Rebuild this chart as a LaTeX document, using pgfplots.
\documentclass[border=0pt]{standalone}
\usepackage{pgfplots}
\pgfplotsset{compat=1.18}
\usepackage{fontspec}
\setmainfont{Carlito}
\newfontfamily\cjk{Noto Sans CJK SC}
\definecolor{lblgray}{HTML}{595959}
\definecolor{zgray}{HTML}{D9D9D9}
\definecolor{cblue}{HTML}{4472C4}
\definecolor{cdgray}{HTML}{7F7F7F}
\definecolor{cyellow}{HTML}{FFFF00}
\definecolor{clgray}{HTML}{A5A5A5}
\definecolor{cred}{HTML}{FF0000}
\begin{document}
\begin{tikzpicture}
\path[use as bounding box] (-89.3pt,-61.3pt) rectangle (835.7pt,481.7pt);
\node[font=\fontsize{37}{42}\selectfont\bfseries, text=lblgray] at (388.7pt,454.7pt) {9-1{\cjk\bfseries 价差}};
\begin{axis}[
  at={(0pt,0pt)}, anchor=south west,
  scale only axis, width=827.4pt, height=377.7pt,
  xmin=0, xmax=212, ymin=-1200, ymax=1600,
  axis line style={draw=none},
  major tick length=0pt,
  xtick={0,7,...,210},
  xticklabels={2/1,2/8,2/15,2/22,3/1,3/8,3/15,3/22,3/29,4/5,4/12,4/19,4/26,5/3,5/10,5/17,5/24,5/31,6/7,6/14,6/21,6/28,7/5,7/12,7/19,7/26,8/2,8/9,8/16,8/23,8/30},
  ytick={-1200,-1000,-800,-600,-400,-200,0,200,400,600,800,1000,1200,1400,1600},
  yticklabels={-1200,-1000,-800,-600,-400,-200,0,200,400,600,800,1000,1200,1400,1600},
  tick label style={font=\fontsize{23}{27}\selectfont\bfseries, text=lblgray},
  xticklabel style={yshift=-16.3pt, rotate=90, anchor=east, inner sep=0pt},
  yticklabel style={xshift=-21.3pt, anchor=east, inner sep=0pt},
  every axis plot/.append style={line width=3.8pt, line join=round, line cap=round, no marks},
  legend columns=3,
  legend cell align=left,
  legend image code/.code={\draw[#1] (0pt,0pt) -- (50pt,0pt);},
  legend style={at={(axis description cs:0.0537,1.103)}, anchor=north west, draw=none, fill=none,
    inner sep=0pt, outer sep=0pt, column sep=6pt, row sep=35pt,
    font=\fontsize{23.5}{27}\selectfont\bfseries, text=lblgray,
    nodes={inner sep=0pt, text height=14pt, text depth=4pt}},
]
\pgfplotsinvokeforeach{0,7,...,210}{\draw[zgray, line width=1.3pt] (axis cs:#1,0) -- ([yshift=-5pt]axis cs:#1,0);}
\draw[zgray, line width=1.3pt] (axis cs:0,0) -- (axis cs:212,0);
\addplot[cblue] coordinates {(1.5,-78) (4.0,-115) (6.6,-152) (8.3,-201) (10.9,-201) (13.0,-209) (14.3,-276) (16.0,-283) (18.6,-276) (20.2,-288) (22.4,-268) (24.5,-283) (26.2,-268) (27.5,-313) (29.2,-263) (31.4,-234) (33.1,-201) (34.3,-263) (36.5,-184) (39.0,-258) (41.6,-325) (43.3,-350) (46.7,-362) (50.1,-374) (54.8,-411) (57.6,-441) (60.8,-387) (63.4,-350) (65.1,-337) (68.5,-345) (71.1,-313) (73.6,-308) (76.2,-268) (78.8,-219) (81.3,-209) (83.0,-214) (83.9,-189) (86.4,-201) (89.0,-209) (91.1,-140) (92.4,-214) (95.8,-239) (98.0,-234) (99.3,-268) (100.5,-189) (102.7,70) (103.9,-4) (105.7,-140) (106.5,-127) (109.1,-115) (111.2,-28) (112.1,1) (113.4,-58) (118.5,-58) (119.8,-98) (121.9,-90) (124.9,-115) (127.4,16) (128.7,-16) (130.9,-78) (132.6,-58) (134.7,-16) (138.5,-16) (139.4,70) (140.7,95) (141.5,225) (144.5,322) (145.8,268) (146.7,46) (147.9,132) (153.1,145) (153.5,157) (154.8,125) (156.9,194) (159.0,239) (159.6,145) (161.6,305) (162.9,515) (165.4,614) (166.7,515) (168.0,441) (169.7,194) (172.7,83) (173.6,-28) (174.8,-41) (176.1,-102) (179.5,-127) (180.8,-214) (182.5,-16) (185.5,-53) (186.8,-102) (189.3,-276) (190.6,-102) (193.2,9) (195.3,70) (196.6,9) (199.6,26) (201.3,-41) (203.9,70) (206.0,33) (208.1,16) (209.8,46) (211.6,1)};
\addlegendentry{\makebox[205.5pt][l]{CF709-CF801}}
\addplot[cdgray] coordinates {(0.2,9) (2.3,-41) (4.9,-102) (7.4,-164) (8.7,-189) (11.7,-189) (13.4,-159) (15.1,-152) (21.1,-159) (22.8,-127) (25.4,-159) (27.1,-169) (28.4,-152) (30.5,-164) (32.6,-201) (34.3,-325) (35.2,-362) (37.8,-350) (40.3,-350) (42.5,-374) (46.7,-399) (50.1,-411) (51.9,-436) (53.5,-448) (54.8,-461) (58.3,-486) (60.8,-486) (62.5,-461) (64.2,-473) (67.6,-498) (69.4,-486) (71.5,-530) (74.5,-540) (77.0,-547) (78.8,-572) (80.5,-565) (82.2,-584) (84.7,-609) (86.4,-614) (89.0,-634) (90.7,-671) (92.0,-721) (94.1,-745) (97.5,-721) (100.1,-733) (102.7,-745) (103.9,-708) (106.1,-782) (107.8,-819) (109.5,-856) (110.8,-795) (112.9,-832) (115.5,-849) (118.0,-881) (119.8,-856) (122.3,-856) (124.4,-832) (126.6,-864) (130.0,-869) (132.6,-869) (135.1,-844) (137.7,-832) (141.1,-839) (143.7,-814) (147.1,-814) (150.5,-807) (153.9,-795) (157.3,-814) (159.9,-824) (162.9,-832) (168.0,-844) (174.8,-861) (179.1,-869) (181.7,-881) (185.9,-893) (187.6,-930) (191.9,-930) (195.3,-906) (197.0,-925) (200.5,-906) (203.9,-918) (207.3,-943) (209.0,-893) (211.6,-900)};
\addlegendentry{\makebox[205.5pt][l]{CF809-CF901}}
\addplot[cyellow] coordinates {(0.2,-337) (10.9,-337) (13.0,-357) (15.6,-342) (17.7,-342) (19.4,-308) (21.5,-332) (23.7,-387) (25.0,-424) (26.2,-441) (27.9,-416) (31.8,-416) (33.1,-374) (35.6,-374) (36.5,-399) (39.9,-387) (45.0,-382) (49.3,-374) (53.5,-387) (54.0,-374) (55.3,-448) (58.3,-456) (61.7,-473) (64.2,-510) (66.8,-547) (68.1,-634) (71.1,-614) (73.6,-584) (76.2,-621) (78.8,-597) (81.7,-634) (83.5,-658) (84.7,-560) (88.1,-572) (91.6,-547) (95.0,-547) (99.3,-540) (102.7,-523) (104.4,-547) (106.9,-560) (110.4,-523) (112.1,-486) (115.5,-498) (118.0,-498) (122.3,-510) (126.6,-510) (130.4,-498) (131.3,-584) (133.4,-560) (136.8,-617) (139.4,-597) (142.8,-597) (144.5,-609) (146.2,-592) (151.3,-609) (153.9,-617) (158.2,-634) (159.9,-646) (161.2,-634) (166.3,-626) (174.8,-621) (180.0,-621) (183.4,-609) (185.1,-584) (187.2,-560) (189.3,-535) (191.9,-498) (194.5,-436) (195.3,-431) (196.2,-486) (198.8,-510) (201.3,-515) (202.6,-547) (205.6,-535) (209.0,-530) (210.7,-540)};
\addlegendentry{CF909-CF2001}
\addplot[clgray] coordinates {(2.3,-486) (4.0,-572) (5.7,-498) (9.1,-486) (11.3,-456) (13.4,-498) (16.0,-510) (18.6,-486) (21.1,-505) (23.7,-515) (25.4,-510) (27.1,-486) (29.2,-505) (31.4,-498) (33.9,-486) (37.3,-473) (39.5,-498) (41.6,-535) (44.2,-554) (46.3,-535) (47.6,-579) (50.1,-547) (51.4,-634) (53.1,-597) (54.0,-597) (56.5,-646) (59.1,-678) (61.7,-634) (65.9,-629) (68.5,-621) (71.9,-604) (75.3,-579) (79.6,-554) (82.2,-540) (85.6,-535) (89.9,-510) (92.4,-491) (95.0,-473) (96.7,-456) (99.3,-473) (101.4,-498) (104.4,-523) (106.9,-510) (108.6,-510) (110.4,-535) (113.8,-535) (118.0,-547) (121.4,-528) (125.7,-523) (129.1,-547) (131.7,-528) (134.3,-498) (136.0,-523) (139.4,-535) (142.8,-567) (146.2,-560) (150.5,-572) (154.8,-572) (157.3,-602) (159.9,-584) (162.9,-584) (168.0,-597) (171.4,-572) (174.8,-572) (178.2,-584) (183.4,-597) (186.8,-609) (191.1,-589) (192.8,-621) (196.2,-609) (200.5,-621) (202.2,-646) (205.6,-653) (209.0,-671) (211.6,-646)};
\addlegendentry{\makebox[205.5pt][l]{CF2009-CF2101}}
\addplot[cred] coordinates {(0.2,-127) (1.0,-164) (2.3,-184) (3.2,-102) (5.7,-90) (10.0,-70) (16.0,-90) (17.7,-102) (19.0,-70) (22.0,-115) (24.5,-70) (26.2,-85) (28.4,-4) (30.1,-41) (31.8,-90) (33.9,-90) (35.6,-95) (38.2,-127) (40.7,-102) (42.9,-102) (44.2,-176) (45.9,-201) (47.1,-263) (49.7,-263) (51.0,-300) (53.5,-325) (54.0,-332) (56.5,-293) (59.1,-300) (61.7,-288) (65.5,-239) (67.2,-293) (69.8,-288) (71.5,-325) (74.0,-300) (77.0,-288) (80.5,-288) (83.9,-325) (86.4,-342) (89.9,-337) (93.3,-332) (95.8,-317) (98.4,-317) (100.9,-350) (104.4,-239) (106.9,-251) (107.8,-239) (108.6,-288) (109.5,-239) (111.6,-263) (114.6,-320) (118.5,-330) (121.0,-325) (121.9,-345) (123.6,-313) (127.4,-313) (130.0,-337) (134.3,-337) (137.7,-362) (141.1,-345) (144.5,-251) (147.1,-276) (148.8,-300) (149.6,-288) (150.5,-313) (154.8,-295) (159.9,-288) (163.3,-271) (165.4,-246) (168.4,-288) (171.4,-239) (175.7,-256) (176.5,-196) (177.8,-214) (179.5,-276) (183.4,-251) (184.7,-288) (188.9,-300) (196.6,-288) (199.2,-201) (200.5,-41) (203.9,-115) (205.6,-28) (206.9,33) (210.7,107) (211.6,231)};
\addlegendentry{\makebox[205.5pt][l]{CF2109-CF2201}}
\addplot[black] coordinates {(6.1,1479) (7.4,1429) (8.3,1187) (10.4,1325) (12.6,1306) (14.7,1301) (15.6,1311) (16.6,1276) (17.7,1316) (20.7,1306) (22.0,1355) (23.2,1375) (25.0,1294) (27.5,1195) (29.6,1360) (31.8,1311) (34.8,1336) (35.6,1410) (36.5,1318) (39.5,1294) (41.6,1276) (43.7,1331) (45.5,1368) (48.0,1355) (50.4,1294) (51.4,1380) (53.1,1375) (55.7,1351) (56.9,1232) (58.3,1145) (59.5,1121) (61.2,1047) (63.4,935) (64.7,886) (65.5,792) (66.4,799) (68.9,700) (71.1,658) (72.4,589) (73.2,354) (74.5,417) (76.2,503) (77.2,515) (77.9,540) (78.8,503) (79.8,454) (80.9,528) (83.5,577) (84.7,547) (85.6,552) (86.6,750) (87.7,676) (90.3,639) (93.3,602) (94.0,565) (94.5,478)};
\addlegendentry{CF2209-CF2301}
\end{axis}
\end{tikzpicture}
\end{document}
.....
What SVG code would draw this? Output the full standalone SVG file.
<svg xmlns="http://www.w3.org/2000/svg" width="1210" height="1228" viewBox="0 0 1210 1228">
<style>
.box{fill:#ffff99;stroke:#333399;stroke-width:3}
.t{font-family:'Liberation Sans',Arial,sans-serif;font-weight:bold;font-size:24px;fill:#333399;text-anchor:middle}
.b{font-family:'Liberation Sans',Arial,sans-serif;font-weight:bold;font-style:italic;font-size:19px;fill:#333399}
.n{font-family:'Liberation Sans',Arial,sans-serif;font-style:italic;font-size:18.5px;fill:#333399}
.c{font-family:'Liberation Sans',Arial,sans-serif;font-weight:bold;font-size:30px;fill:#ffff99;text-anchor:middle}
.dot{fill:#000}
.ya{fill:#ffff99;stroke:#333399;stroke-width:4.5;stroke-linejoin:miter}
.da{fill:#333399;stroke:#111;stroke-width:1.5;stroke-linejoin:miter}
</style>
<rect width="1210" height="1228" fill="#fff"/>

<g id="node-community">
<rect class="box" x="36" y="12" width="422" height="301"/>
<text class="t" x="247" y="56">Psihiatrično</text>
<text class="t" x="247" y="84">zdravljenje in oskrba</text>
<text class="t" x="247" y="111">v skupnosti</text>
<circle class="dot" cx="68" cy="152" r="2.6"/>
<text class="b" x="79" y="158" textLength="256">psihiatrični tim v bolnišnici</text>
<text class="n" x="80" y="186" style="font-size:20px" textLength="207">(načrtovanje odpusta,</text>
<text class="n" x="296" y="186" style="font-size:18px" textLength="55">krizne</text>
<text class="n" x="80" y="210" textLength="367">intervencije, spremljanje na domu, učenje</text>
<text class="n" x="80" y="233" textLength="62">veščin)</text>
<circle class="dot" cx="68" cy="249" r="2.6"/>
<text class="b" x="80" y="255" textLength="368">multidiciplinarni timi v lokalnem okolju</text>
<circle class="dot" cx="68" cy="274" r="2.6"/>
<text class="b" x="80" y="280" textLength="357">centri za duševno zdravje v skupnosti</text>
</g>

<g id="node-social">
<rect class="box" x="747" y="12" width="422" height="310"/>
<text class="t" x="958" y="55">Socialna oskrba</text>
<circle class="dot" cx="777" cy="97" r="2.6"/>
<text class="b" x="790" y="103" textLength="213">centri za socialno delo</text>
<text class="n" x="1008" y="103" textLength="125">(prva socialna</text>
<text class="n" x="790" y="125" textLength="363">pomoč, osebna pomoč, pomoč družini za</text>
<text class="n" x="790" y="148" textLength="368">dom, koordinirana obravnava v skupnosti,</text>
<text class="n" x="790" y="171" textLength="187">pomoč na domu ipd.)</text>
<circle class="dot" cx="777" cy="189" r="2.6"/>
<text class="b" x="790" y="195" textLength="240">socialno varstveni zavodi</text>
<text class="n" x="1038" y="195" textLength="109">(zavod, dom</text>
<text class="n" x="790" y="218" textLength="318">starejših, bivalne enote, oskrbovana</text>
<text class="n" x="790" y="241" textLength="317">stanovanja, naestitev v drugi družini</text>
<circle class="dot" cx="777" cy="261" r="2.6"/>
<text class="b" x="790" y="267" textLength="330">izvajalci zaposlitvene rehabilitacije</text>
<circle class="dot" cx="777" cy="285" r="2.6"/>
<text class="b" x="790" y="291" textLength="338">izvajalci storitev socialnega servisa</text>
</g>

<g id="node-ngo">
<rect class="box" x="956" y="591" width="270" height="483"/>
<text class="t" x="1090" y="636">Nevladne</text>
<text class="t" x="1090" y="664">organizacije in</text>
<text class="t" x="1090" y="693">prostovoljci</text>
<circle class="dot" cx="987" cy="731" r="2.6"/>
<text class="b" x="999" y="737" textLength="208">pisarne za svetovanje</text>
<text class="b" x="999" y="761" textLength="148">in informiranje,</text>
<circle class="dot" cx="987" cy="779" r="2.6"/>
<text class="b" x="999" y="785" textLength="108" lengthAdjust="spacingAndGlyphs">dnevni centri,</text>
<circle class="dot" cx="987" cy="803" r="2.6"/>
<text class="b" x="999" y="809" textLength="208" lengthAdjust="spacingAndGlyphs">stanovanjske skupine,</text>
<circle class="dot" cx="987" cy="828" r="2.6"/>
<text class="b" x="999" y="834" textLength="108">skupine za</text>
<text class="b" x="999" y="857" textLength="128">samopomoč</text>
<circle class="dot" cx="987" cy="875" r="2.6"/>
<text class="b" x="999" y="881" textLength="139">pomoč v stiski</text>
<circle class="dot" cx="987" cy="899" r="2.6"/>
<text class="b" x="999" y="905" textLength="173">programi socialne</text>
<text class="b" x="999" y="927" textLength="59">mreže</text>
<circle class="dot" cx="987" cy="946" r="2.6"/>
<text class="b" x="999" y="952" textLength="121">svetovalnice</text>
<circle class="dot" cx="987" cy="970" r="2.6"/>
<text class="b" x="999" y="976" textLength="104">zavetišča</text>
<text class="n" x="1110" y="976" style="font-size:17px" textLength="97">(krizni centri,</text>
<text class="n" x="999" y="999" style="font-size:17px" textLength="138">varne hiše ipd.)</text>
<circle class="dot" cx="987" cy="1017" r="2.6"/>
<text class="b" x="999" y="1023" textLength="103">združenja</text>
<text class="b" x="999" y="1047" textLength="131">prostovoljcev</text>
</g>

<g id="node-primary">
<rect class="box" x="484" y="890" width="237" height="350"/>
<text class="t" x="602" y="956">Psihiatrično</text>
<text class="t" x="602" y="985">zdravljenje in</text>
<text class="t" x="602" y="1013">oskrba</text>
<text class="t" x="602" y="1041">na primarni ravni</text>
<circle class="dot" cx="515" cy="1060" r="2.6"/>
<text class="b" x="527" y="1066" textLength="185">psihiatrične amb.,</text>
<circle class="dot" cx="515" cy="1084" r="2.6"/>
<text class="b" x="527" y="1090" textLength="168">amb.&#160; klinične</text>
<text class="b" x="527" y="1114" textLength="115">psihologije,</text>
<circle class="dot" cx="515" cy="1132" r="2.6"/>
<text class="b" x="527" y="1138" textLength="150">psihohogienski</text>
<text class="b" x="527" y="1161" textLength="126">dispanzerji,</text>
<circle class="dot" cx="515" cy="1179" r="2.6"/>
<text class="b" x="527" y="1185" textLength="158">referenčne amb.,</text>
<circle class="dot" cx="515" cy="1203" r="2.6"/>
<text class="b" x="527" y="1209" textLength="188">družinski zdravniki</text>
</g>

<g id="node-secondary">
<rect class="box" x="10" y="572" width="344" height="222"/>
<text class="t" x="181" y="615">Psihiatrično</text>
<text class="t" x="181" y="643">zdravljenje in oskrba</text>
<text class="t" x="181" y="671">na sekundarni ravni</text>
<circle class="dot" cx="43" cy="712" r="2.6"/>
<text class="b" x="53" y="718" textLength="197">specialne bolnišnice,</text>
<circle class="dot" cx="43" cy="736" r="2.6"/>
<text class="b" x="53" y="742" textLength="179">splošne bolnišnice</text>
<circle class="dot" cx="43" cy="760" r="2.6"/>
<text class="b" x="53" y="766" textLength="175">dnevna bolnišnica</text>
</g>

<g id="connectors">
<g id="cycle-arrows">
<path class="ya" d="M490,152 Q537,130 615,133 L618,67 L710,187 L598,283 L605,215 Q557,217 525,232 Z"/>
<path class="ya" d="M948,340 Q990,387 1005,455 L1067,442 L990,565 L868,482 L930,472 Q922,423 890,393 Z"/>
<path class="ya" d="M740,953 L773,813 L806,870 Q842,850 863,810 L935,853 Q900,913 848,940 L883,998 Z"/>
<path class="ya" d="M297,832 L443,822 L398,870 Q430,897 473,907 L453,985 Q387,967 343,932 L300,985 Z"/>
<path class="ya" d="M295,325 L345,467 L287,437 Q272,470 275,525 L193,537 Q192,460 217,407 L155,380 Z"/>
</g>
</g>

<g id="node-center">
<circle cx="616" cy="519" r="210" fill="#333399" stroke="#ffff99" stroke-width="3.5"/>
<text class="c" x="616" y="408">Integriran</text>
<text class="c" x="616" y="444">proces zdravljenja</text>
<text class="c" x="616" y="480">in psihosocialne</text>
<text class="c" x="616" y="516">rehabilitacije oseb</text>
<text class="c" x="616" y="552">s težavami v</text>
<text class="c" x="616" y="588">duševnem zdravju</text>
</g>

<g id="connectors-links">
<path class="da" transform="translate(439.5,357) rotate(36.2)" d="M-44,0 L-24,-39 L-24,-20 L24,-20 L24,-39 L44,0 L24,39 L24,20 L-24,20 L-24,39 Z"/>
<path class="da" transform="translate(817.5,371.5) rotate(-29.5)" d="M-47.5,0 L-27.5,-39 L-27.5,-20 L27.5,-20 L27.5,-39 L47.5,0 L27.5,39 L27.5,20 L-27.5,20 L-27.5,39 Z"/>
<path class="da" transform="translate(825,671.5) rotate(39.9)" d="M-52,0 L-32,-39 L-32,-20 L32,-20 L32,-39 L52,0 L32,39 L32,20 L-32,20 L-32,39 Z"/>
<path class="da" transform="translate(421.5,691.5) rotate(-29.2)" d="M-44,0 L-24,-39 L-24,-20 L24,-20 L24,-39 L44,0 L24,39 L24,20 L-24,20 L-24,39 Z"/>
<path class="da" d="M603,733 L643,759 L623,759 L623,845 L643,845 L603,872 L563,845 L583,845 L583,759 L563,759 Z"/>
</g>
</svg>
.....
• _What to do_
Gather each line of the listing that holds the string "standalone".

• _Complete output_
\documentclass[border=0pt]{standalone}
What SVG code would draw this? Output the full standalone SVG file.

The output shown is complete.